Transfers or Assigments of Mortgages

Erin received a notice from her mortgage company in the mail. The notice explained that her mortgage company had sold her mortgage loan, along with many others, to another mortgage company. The notice explained where Erin should mail her next payment and other things about the new mortgage company. The notice also explained that the new mortgage company would "record" notice of the transfer among the appropriate public records so that others would be on notice of its security interest in Erica's home.

A mortgage is a document that evidences a lender's security interest in a home. At the time the lender makes the loan, the lender records the mortgage among the appropriate public records so that others are put on notice of the lender's interest in the home.

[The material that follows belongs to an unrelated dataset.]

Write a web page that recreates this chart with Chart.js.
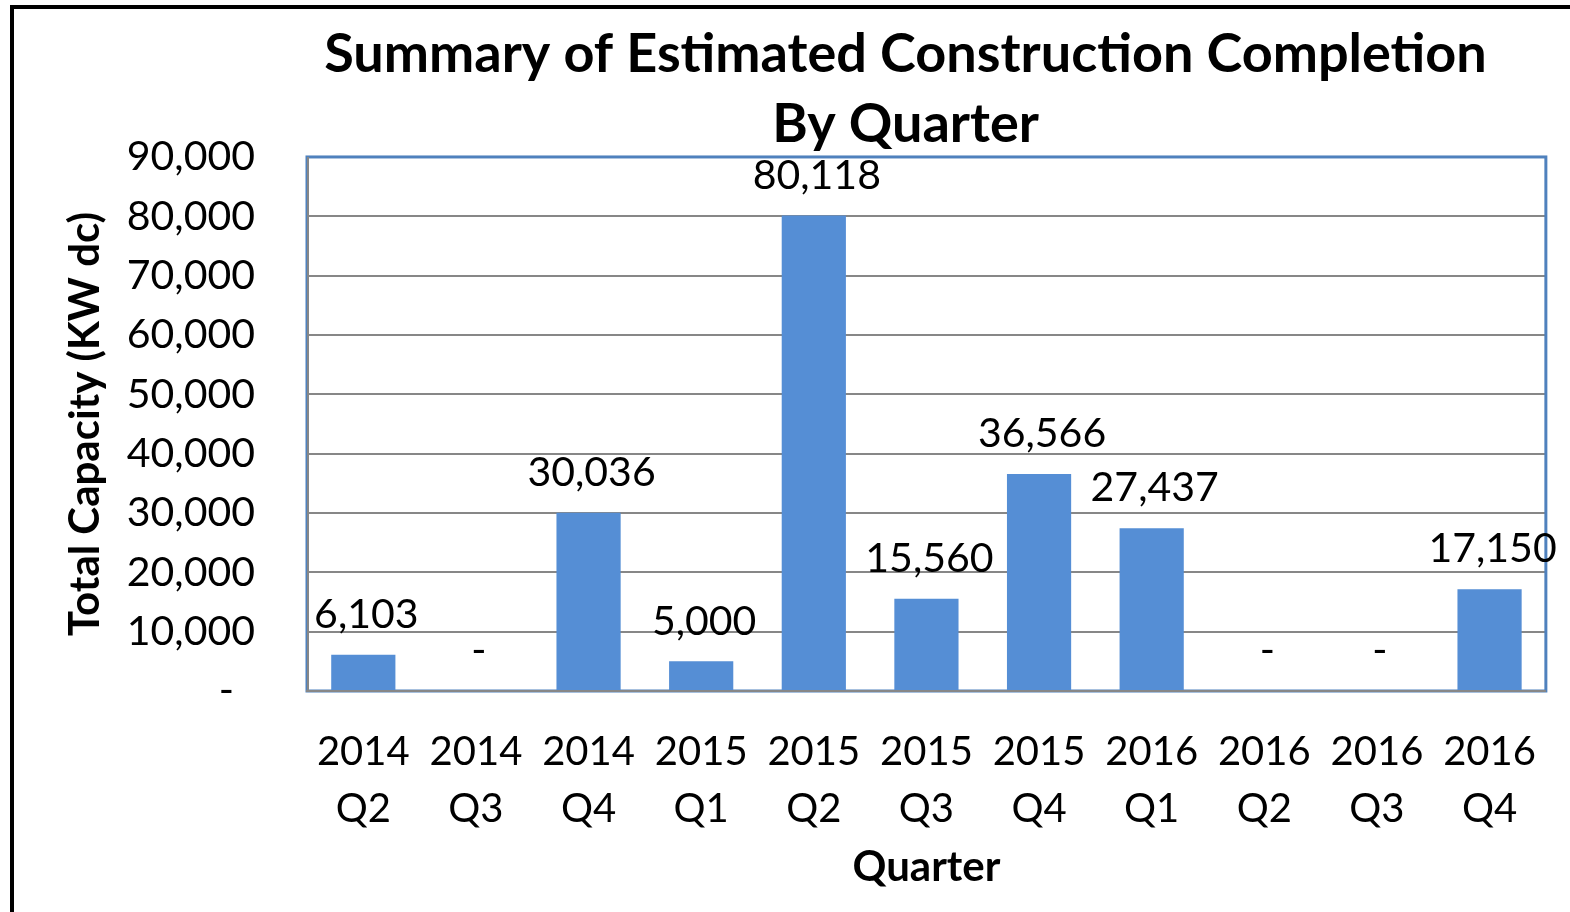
<!DOCTYPE html>
<html>
<head>
<meta charset="utf-8">
<script src="https://cdn.jsdelivr.net/npm/chart.js@4/dist/chart.umd.min.js"></script>
<style>
  html, body { margin: 0; padding: 0; background: #fff; overflow: hidden; }
  .wrap { position: relative; width: 1570px; height: 912px; }
  .frame { position: absolute; left: 10px; top: 5px; width: 1600px; height: 1000px;
           border-left: 4px solid #000; border-top: 4px solid #000; pointer-events: none; }
</style>
</head>
<body>
<div class="wrap">
  <canvas id="myChart"></canvas>
  <div class="frame"></div>
</div>
<script>
const quarters = [['2014', 'Q2'], ['2014', 'Q3'], ['2014', 'Q4'], ['2015', 'Q1'], ['2015', 'Q2'], ['2015', 'Q3'],
  ['2015', 'Q4'], ['2016', 'Q1'], ['2016', 'Q2'], ['2016', 'Q3'], ['2016', 'Q4']];
const capacity = [6103, 0, 30036, 5000, 80118, 15560, 36566, 27437, 0, 0, 17150];
const yTicks = [0, 10000, 20000, 30000, 40000, 50000, 60000, 70000, 80000, 90000];

const fontFamily = 'Lato';

function fmt(v) {
  return v === 0 ? '-' : v.toLocaleString('en-US');
}

// value labels above each bar
const barLabels = {
  id: 'barLabels',
  afterDatasetsDraw(chart) {
    const ctx = chart.ctx;
    const meta = chart.getDatasetMeta(0);
    ctx.save();
    ctx.font = '41px ' + fontFamily;
    ctx.fillStyle = '#000';
    ctx.textAlign = 'center';
    ctx.textBaseline = 'middle';
    meta.data.forEach((bar, i) => {
      ctx.fillText(fmt(capacity[i]), bar.x + 3, bar.y - 40);
    });
    ctx.restore();
  }
};

// blue box round the plot area
const plotFrame = {
  id: 'plotFrame',
  beforeDatasetsDraw(chart) {
    const a = chart.chartArea;
    const ctx = chart.ctx;
    ctx.save();
    ctx.strokeStyle = '#4F81BD';
    ctx.lineWidth = 3;
    ctx.strokeRect(a.left, a.top, a.right - a.left, a.bottom - a.top);
    ctx.strokeStyle = '#878787';
    ctx.lineWidth = 2;
    ctx.beginPath();
    ctx.moveTo(a.left - 1, a.bottom);
    ctx.lineTo(a.right, a.bottom);
    ctx.moveTo(a.left + 1, a.top);
    ctx.lineTo(a.left + 1, a.bottom);
    ctx.stroke();
    ctx.restore();
  },
  afterLayout(chart) {
    // title is centred a bit right of the canvas centre
    chart.titleBlock.left = 264;
  }
};

const ctx = document.getElementById('myChart');

new Chart(ctx, {
  type: 'bar',
  data: {
    labels: quarters,
    datasets: [{
      data: capacity,
      backgroundColor: '#558ED5',
      barPercentage: 0.57,
      categoryPercentage: 1
    }]
  },
  options: {
    responsive: true,
    maintainAspectRatio: false,
    animation: false,
    layout: { padding: { left: 0, right: 23, top: 0, bottom: 0 } },
    scales: {
      x: {
        afterFit(scale) { scale.height = 221; },
        grid: { display: false, drawTicks: false },
        border: { display: false },
        ticks: {
          color: '#000',
          padding: 33,
          maxRotation: 0,
          autoSkip: false,
          font: { family: fontFamily, size: 40, lineHeight: 1.425 }
        },
        title: {
          display: true,
          text: 'Quarter',
          color: '#000',
          padding: { top: 0, bottom: 19 },
          font: { family: fontFamily, size: 42, weight: 'bold', lineHeight: 1.2 }
        }
      },
      y: {
        min: 0,
        max: 90000,
        afterFit(scale) { scale.width = 307; },
        afterBuildTicks(scale) { scale.ticks = yTicks.map(v => ({ value: v })); },
        grid: { color: '#878787', lineWidth: 2, drawTicks: false },
        border: { display: false },
        ticks: {
          color: '#000',
          padding: 52,
          font: { family: fontFamily, size: 41 },
          callback: (v) => v === 0 ? '-  ' : v.toLocaleString('en-US')
        },
        title: {
          display: true,
          text: 'Total Capacity (KW dc)',
          color: '#000',
          padding: { top: 60, bottom: 0 },
          font: { family: fontFamily, size: 42, weight: 'bold', lineHeight: 1.2 }
        }
      }
    },
    plugins: {
      legend: { display: false },
      tooltip: { enabled: false },
      title: {
        display: true,
        text: ['Summary of Estimated Construction Completion', 'By Quarter'],
        color: '#000',
        padding: { top: 20, bottom: -3 },
        font: { family: fontFamily, size: 54, weight: 'bold', lineHeight: 1.296 }
      }
    }
  },
  plugins: [barLabels, plotFrame]
});
</script>
</body>
</html>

What Happens in the Event of an Assignment or Transfer?

In the real estate finance industry, it is not uncommon for a mortgage loan to be sold one or more times during the life of the loan. When a mortgage lender transfers or assigns its interest in a mortgage loan to another party, some type of written document must be filed to put others on notice of the transfer. Typically, the form is prescribed by state law. The relevant law varies from one state to another, and the law of a particular state should be consulted for further details. Even though state law differs, some common elements are found in nearly all such documents:


  • the name of the borrower;
  • the name of the original lender;
  • the party to whom the mortgage was assigned or transferred;
  • the date of the assignment or transfer;
  • the original principal sum of the mortgage;
  • the information as to where the original mortgage was recorded in the public records (for example a book and page number); and
  • a description of the property encumbered by the mortgage.

If a lender assigns or transfers a mortgage, it is important to double-check the mortgage statements from both lenders to make sure that all payments are credited against the outstanding indebtedness. Furthermore, to the extent the borrower receives information concerning the assignment or transfer, the borrower should retain the information in a safe place, among other important papers, so that it may be easily located in the event the need to do so arises in the future.